Download arraysplice.zip - 1.8 MB

Introduction

The C Standard Library seems quite sparse when compared to the richness of the C++ Standard Template Library. One such functional area is a dynamic vector which provides primitives for the building and manipulating of a list. Since there is no list primitives available, C programmers have a tendency to rely on arrays and loops resulting in source code that in other programming languages such as python or C++ would use higher level, more abstract and more problem centered source code.

Background

The C++11 Standard Template Library and the C++11 standard changes have injected a functional language programming flavor to C++. After spending time with Bjarne Stroustrup's latest version of The C++ Programming Language along with reading Allen Holub's book Holub on Patterns, I realized that I was programming with way too much focus on the solution domain, how to instantiate a solution in source code, and insufficient focus on the problem domain. And my primary work as a maintenance programmer for older C source code was encouraging a solution domain focus implementing functionality with what Holub calls "raw loops" and writing functions that ask for information rather than asking for help by delegating actions to modules or objects or functions.

To work on reshaping my focus, I decided to work with a list as an abstract data type to experiment with the implementation of a generic list functionality written in C and usable by a C programmer. The goal of this library was to provide some of the list functionality available in the C++11 Standard Template Library as well as scripting languages such as php or python.

The question in my mind was how to go about providing a list functionality that could be used with a variety of different data types. The C programming language has few facilities available for object oriented programming and the C Preprocessor, while quite remarkable for its day, does not have the features and functionality of C++ templates for generic programming. The limitations of C meant that providing list functionality would place a fair amount of reliance on the C programmer and that there would be use of void pointers and other work arounds to replace what would be available from the C++ compiler with templates.

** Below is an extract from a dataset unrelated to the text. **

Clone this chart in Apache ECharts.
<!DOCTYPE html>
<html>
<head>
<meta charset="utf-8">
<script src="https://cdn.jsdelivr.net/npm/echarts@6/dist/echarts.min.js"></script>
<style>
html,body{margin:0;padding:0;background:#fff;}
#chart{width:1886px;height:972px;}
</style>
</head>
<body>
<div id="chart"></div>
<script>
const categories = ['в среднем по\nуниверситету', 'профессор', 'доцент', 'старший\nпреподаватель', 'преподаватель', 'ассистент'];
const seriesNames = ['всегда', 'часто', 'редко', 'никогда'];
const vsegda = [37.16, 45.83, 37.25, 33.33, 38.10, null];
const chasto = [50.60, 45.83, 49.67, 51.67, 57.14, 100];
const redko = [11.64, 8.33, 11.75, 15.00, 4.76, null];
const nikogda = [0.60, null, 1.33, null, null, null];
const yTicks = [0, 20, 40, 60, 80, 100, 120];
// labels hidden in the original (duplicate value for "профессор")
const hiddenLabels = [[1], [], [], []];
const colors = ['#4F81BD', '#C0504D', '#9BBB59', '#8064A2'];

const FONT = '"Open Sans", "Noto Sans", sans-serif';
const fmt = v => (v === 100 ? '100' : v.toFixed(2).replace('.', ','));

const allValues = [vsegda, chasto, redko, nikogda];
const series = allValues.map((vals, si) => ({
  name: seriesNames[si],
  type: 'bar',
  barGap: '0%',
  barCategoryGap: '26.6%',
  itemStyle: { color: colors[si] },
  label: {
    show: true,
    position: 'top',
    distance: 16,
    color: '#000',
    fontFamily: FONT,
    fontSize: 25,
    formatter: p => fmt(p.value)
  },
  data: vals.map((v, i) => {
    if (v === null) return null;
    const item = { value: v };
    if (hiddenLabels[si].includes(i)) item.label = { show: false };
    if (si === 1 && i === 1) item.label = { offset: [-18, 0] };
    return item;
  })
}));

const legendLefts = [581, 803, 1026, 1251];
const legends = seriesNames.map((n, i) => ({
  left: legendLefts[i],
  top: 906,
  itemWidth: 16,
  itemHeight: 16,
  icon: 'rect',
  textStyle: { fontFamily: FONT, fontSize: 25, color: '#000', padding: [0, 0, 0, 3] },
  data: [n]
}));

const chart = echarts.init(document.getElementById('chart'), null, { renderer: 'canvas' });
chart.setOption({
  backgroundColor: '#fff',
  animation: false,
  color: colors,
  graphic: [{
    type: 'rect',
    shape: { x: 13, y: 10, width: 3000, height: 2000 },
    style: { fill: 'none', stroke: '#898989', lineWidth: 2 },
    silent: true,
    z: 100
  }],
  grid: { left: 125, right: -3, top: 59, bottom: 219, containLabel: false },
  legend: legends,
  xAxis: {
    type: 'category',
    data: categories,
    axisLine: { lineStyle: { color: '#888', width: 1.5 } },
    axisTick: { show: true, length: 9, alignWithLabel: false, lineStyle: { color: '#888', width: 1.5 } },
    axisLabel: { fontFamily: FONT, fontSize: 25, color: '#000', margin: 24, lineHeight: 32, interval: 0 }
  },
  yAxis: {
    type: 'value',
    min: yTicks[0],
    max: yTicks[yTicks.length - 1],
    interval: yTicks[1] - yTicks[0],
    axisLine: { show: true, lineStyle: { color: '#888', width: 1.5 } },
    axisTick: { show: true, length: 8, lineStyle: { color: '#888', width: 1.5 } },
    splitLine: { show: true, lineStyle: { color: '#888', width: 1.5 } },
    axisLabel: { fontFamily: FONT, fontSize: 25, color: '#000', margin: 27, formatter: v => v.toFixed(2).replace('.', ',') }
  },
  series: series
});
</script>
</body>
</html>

The goals of this exercise was to write a set of useful list functions while exploring the possibilities of what using a list data structure provided. The basic operations were to be able to add or remove items from a list and to make changes to the list. I looked to the splice() function provided by php as a model for the Splice() method implemented in this package as well as to the C++11 Standard Template Library for a model for applying algorithms to the elements of a list.

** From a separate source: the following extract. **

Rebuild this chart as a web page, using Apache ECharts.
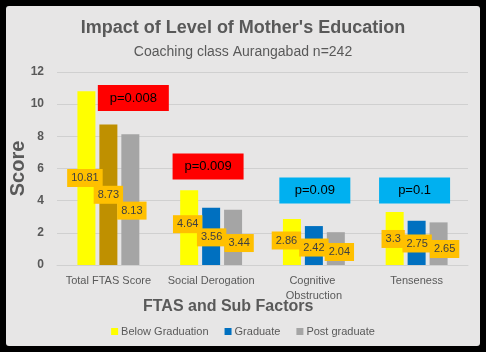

In order to make the If types of methods - FindIf(), FindIfNext(), ForEachRemoveIf(), etc. - more useful and flexible, I borrowed the method of passing a function pointer from the qsort() and bsearch() functions of the C Standard Library and added an additional pointer operand that can be used to provide state data to the function used to process the list. The additional pointer operand opens the door to a world of possibilities by providing state data during list processing as well as the possibility of providing function pointers within a struct to do further operations on list items.

Using the code

Basic Overview

The actual list functionality library is small. In order to reduce the chances of a name space collision, there is a single externally visible struct which contains function pointers to the actual list manipulation functions. The only type available is a type, ItemArray, with a single externally visible instance of this type, ItemArrayFactory. This externally visible instance is initialized at application startup with default values for an ItemArray instance that is created with the ItemArrayFactory.Create() method. The ItemArrayFactory.Create() method returns a pointer to an initialized area of memory that will be used to maintain the list state data as well as to provide the methods available for manipulating a list. This use of a struct with function pointers is similar to how a struct can be used in C++ where a struct is basically a class in which all members and methods have public visibility.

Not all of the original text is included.